Model selection between heterogenous models (different families of distributions)

Hi,

I’m not exactly sure what to call the thing that I’m asking for, but I hope it becomes clear.

I want to fit a model to data, where I have multiple candidate models that may explain the data, but those candidate models are of different forms. So for example, I want to find out if the data distribution is better explained by a normal distribution, a gamma distribution, or a more complex, hierarchical model.

Of course I could do model selection “outside” of SVI and compare ELBO between these models after fitting, but I would like to do that directly using SVI and “in” the model. If the different candidate models had the same form, then I could basically use pyro.plate similar to the GMM or HMM examples.

But what’s the best way to select between heterogenous models directly using pryo inference? Any hints, ideas, clarifications or links to examples would be awesome!
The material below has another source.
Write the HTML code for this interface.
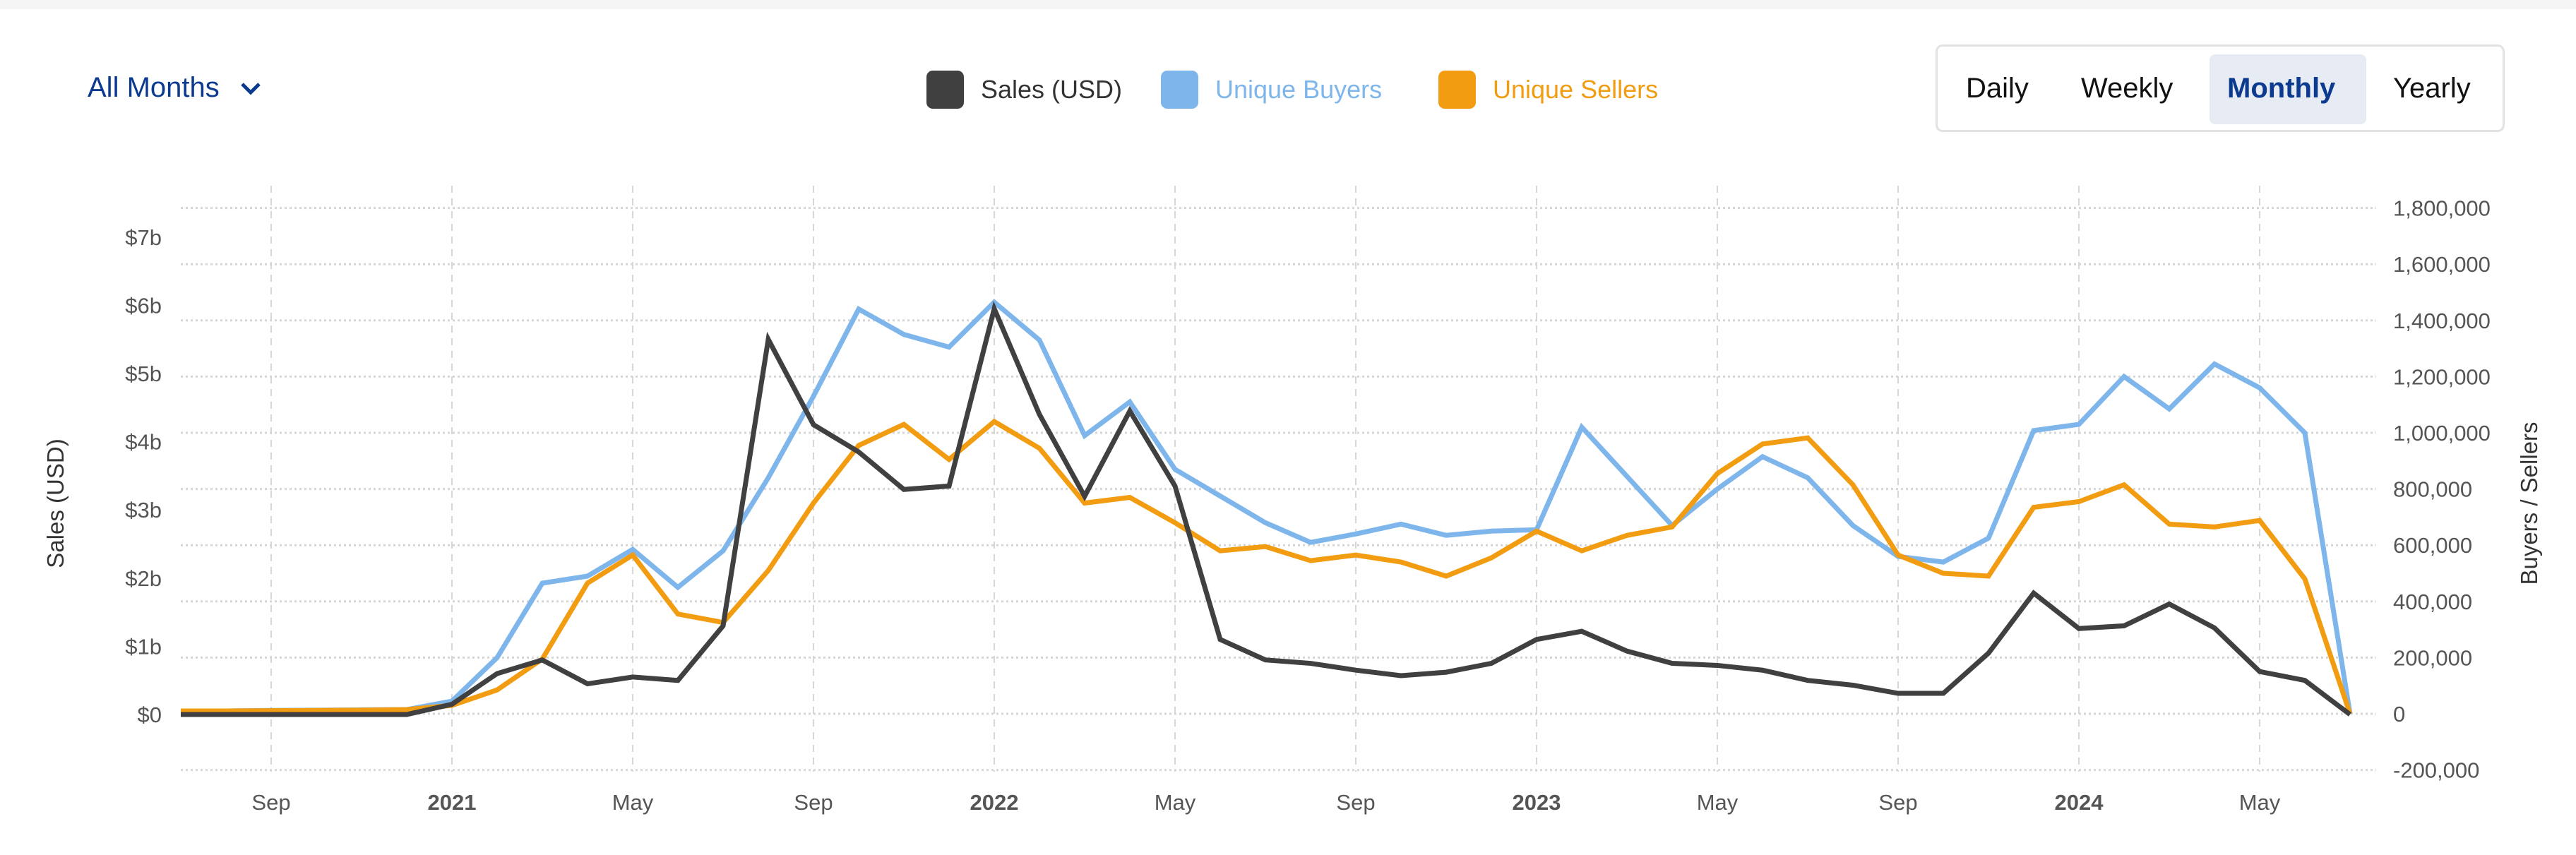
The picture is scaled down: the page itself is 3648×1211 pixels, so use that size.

Caveats first, solution second:

In my experience, it can be dangerous to select differently structured models based on the ELBO because that objective includes both model accuracy and inference accuracy. For example if one model has an extra million nuisance variables each incurring variational misfit, its ELBO can be worse even if it is a better fit of the observed variables. For that reason I prefer to select model structure outside of inference, via some other posterior predictive accuracy metric like continuous ranked probability score (CRPS).

If your models are structurally similar (e.g. {StudentT, Cauchy, Normal}), you can simply choose via a Bernoulli or Categorical variable and use guide-side enumeration for inference. For example:

def mixture_model(data):
    which = pyro.sample("which", dist.Categorical(torch.ones(3) / 3))
    poutine.mask(model1, which == 0)(data)
    poutine.mask(model2, which == 1)(data)
    poutine.mask(model3, which == 2)(data)

def mixture_guide(data):
    probs = pyro.param("probs", torch.ones(3), constraint=constraints.simplex)
    which = pyro.sample("which", dist.Categorical(probs),
                        infer={"enumerate": "parallel"})
    poutine.mask(guide1, which == 0)(data)
    poutine.mask(guide2, which == 1)(data)
    poutine.mask(guide3, which == 2)(data)

SVI(mixture_model, mixture_guide, ..., TraceEnum_ELBO())
...

Just take care that your models and guides avoid sample site name conflict.

EDIT on second thought inference might be cheaper with sequential rather than parallel enumeration. This should avoid the name conflict issue, but won’t allow vectorized multi-sample inference or sampling:

def mixture_model(data):
    which = pyro.sample("which", dist.Categorical(torch.ones(3) / 3))
    (model1, model2, model3)[int(which)](data)

def mixture_guide(data):
    probs = pyro.param("probs", torch.ones(3), constraint=constraints.simplex)
    which = pyro.sample("which", dist.Categorical(probs),
                        infer={"enumerate": "sequential"})
    (guide1, guide2, guide3)[int(which)](data)

SVI(mixture_model, mixture_guide, ..., TraceEnum_ELBO())
...

Thanks a lot for the quick and very useful answer, fritzo! Also, thanks for the warning regarding model selection using ELBO!